I thought of going to a performing arts school for college but I’d heard plenty of stories about hopefuls flooding L.A. and New York City looking for their big break while waiting tables. I wasn’t interested in being a struggling artist. I decided to get a reliable, skills-based degree so that I had a fall back plan. Two degrees, one in business and one in computer applications, suited me nicely. Once I had those in hand, I headed back to the dream.

I was a successful working actor…when we weren’t on strike.

I found myself an agent and started the process of learning through auditioning. You mess up, you alter the approach, and slowly you get better. When I first signed with my agent, Patricia Rile, a commercial strike had just begun. This meant that no commercials were being shot until the unions came to an agreement. For 6 months, the most lucrative jobs available for the majority of actors were completely offline. This was the climate in which I started my career. It would be an ongoing theme.

Over the next 5 years, I experienced the commercial strike, the writer’s strike, a pending director’s strike that never materialized, I changed locations and had to start over, and then finally came September 11, 2001. 9/11 wasn’t a strike but it had the same effect. The entertainment industry just shut down. Once it came back online, all the players were noticeably reticent to do anything. They were shaken. By then, the use of my degrees in a regular job started to sound appealing.

The neat part about my career is that when we weren’t on strike, I worked pretty steadily. I booked print ads for Microsoft and Daimler Chrysler, point-of-sale films for Target and Apple Computer, a music video for Michael Jackson, minor parts in two Disney movies, infomercials for QVC and the Landrider bike, dancer appearances on MTV, heck I even won a  game show. I had lots of fun and have many great stories to tell.

iMovie Original POS

Apple iMovie Point of Sale Film, Ski Trip

The part I didn’t anticipate was the lack of control. I’m a creative, curious, and engaged person. Being an actress and model (the non-speaking equivalent and a viable income source for actors) was devoid of creative input. No one cared what I thought. All that mattered was my appearance and how the line was delivered. I had no say in how I looked, what I wore, or what I said. I couldn’t even change my haircut when I wasn’t on a job. You have to look just like your headshot when you walk in that audition or the casting directors get mad at your agent. So no blue streaks :(

It wasn’t that I didn’t get what I expected. I just found that I wanted more. I wanted more reliability in my schedule and in my pay. I wanted more say in who I was and what I did. I wanted to start a family. It also wasn’t as much fun when I realized the desperation some felt, the rejection that destroyed people, and the rampant snobbery amongst industry people.

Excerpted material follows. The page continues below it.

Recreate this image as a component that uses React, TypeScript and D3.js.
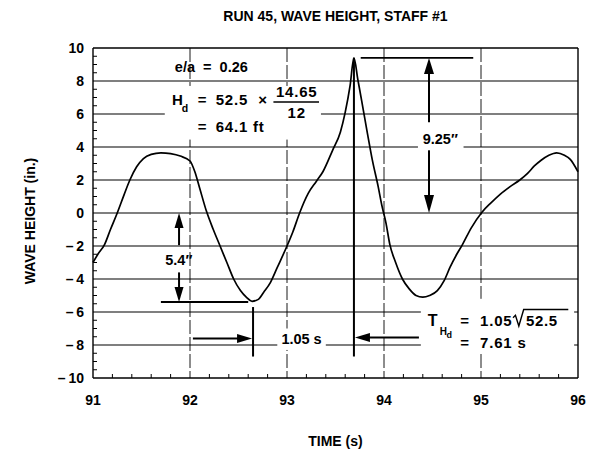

I never wanted to be famous. I simply wanted a fun job.

I held a couple corporate jobs after quitting the business before going on maternity leave. Rather than return to the regular job market, I decided to start my own business, Kerry Rego Consulting. Recently, entertainment work has started back up again for me. I’m not auditioning like I was 10 years ago but it’s a trip to be “back”.

Many people wonder why I’m comfortable giving speeches or appearing on video (see  Importance of Influence, why I do what I do). I’m flattered by the positive feedback I get but want people to know that I’m not a born natural – I’ve had 30+ years of training.

I never could have anticipated that my love of performing and the entertainment career I built would become a major factor in the corporate work I do now. Back then, the two worlds were kept separate. Our past lives no longer have to be segregated. I also never would have guessed that my “fun job” is in computers and not “the biz”.

Our pasts make us who we are today.

 

2 replies
  1. Beth Wolfer
    Beth Wolfer says:

    I loved hearing part of your personal story – I’ve been to one of your talks in Santa Rosa, and was impressed by your ease in front of a goup, and now it makes sense. Thank you.